Given that dolphins keep their blowholes sealed underwater and that their nasal cavities have turned into sound generators, anatomists have long speculated that these animals lost their original sense of smell. (Dolphins can detect chemicals in water, but the evidence suggests that they use their tongue rather than their nose.) Recently, a team of German researchers decided to carry out a preliminary survey of the genes for olfactory receptors in the striped dolphin. They discovered thirteen, but among those genes they could not find a single one that actually worked. For dolphins, the sense of smellappears to live on only as a genetic ghost.
Our own species probably won't go quite so far, but the future of our nose looks dim. In an increasingly industrialized world, smell is probably even less important than it was in the past, so olfactory pseudogenes may become even more common. We may be on our way to living with the bare minimum number of genes for smelling.

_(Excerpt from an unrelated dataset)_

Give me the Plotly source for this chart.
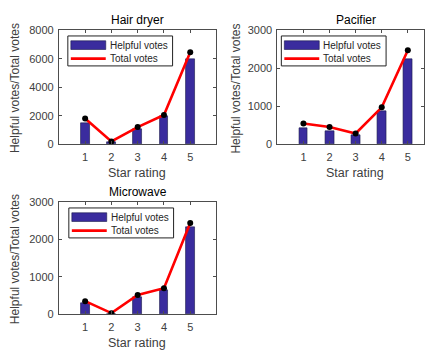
import plotly.graph_objects as go

# ---- data ----
stars = [1, 2, 3, 4, 5]
star_ticks = ["1", "2", "3", "4", "5"]

hair_helpful = [1470, 150, 1060, 1990, 5980]
hair_total = [1800, 190, 1200, 2050, 6450]

pac_helpful = [420, 355, 235, 870, 2250]
pac_total = [545, 450, 280, 970, 2470]

micro_helpful = [300, 10, 460, 640, 2330]
micro_total = [350, 30, 515, 695, 2440]

titles = ["Hair dryer", "Pacifier", "Microwave"]
legend_names = ["Helpful votes", "Total votes"]

W, H = 425, 356
BAR = "#3a2c9e"
RED = "#ff0000"
AXC = "#4d4d4d"
TXT = "#404040"
FONT = "Liberation Sans, Arial, sans-serif"

def px(x):
    return x / W

def py(y):
    return 1 - y / H

fig = go.Figure()

panels = [
    # helpful, total, xaxis, yaxis, x0,x1,y0,y1 (pixels), xrange, yrange, ytickvals, legend-left, title-center
    (hair_helpful, hair_total, "x", "y", 59, 217, 25, 143, [0, 6], [0, 8000], [0, 2000, 4000, 6000, 8000], 68, 138),
    (pac_helpful, pac_total, "x2", "y2", 278, 425, 25, 143, [0, 5.62], [0, 3000], [0, 1000, 2000, 3000], 282, 357),
    (micro_helpful, micro_total, "x3", "y3", 59, 217, 203, 319, [0, 6], [0, 3000], [0, 1000, 2000, 3000], 69, 138),
]

annotations = []
shapes = []
for i, (hv, tv, xa, ya, x0, x1, y0, y1, xr, yr, yt, L, cx) in enumerate(panels):
    fig.add_trace(go.Bar(x=stars, y=hv, name=legend_names[0], width=0.33,
                         marker=dict(color=BAR, line=dict(color="#1a1a4a", width=0.6)),
                         xaxis=xa, yaxis=ya, showlegend=False))
    fig.add_trace(go.Scatter(x=stars, y=tv, name=legend_names[1], mode="lines",
                             line=dict(color=RED, width=2.6),
                             xaxis=xa, yaxis=ya, showlegend=False))
    fig.add_trace(go.Scatter(x=stars, y=tv, mode="markers", showlegend=False,
                             marker=dict(color="black", size=6),
                             xaxis=xa, yaxis=ya))
    sfx = "" if i == 0 else str(i + 1)
    fig.layout["xaxis" + sfx] = dict(
        domain=[px(x0), px(x1)], range=xr, anchor=ya,
        tickvals=stars, ticktext=star_ticks, ticks="inside", ticklen=3,
        showline=True, linecolor=AXC, linewidth=1, mirror="ticks",
        tickcolor=AXC, showgrid=False, zeroline=False, fixedrange=True,
        tickfont=dict(size=11, color=TXT, family=FONT), ticklabelstandoff=3,
    )
    fig.layout["yaxis" + sfx] = dict(
        domain=[py(y1), py(y0)], range=yr, anchor=xa,
        tickvals=yt, ticks="inside", ticklen=3,
        showline=True, linecolor=AXC, linewidth=1, mirror="ticks",
        tickcolor=AXC, showgrid=False, zeroline=False, fixedrange=True,
        tickfont=dict(size=11, color=TXT, family=FONT), ticklabelstandoff=2,
    )
    # legend box (drawn by hand to match the wide swatches)
    T = y0 + 6
    shapes.append(dict(type="rect", xref="paper", yref="paper",
                       x0=px(L), x1=px(L + 105), y0=py(T + 31), y1=py(T),
                       fillcolor="white", line=dict(color="#222222", width=1), layer="above"))
    shapes.append(dict(type="rect", xref="paper", yref="paper",
                       x0=px(L + 3), x1=px(L + 38), y0=py(T + 14), y1=py(T + 5),
                       fillcolor=BAR, line=dict(color="#1a1a4a", width=0.6), layer="above"))
    shapes.append(dict(type="line", xref="paper", yref="paper",
                       x0=px(L + 3), x1=px(L + 38), y0=py(T + 23.5), y1=py(T + 23.5),
                       line=dict(color=RED, width=2.6), layer="above"))
    annotations.append(dict(text=legend_names[0], x=px(L + 40), y=py(T + 9.5), xref="paper", yref="paper",
                            xanchor="left", yanchor="middle", showarrow=False,
                            font=dict(size=10, color="#262626", family=FONT)))
    annotations.append(dict(text=legend_names[1], x=px(L + 40), y=py(T + 23.5), xref="paper", yref="paper",
                            xanchor="left", yanchor="middle", showarrow=False,
                            font=dict(size=10, color="#262626", family=FONT)))
    annotations.append(dict(text=titles[i], x=px(cx), y=py(y0 - 1), xref="paper", yref="paper",
                            xanchor="center", yanchor="bottom", showarrow=False,
                            font=dict(size=12, color="black", family=FONT)))
    annotations.append(dict(text="Star rating", x=px(cx - 1), y=py(y1 + 30), xref="paper", yref="paper",
                            xanchor="center", yanchor="middle", showarrow=False,
                            font=dict(size=12.5, color=TXT, family=FONT)))
    ax = 15 if i != 1 else 237
    annotations.append(dict(text="Helpful votes/Total votes", x=px(ax), y=py((y0 + y1) / 2 + 1),
                            xref="paper", yref="paper", textangle=-90,
                            xanchor="center", yanchor="middle", showarrow=False,
                            font=dict(size=12, color=TXT, family=FONT)))

fig.update_layout(
    width=W, height=H, margin=dict(l=0, r=0, t=0, b=0),
    paper_bgcolor="white", plot_bgcolor="white",
    annotations=annotations, shapes=shapes, bargap=0, showlegend=False,
    font=dict(family=FONT),
)

fig.write_html("out.html", config={"displayModeBar": False},
               post_script="document.body.style.margin='0';document.body.style.overflow='hidden';")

The fact that we lug around 580 defunct genes may seem bizarre, particularly when you consider that their close cousins continue to work in other mammals. But neither our DNA nor our bodies are perfectly designed. In the early 1800s, when Charles Darwin was learning his biology, most English naturalists believed that God created every species of animal and plant individually to perfectly fit its particular habitat. Darwin considered this absurd. Who would intentionally give ostriches tiny useless wings? Why should eyes begin to grow on fish living in caves and then degenerate into useless tissue? Why do we humans carry vestigial tailbones inside our bodies?
Darwin watched naturalists struggling to find explanations that could reconcile perfect design and imperfect anatomy. British anatomist Richard Owen, for example, abandoned the idea that vestigial organs were perfectly designed. Instead, he claimed that God produced a series of new designs over time, each of which was based on an "archetype"-a kind of transcendental blueprint. Ostriches had wings because God based them on the body plan for birds. Similarly, geologist John MacCulloch suggested that God pursued each plan until its potential was exhausted. "What bosch!!" Darwin wrote in a notebook. "The designs of an omnipotent creator, exhausted and abandoned. Such is Man's philosophy, when he argues about his Creator!"
In vestigial structures, Darwin saw compelling evidence that species had evolved. Blind cave fish, for example, descended from sighted fish that lived in neighboring rivers. "On the view of descent with modification," he wrote in the Origin of Species, "we may conclude that the existence of organs in a rudimentary, imperfect, and useless condition, or quite aborted, far from presenting a strange difficulty, as they assuredly do on the ordinary doctrine of creation, might even have been anticipated, and can be accounted for by the laws of inheritance."
Darwin didn't need to put his theories through contortions to account for flightless birds and cave fish. Vestigial organs were exactly the sort of thing you'd expect to emerge as life-forms adapted gradually to their surroundings. And today, as scientists discover hundreds of vestigial genes that have lurked in our genome for millions of years, the reality of evolution is now, more than ever, as plain as the nose on Darwin's face.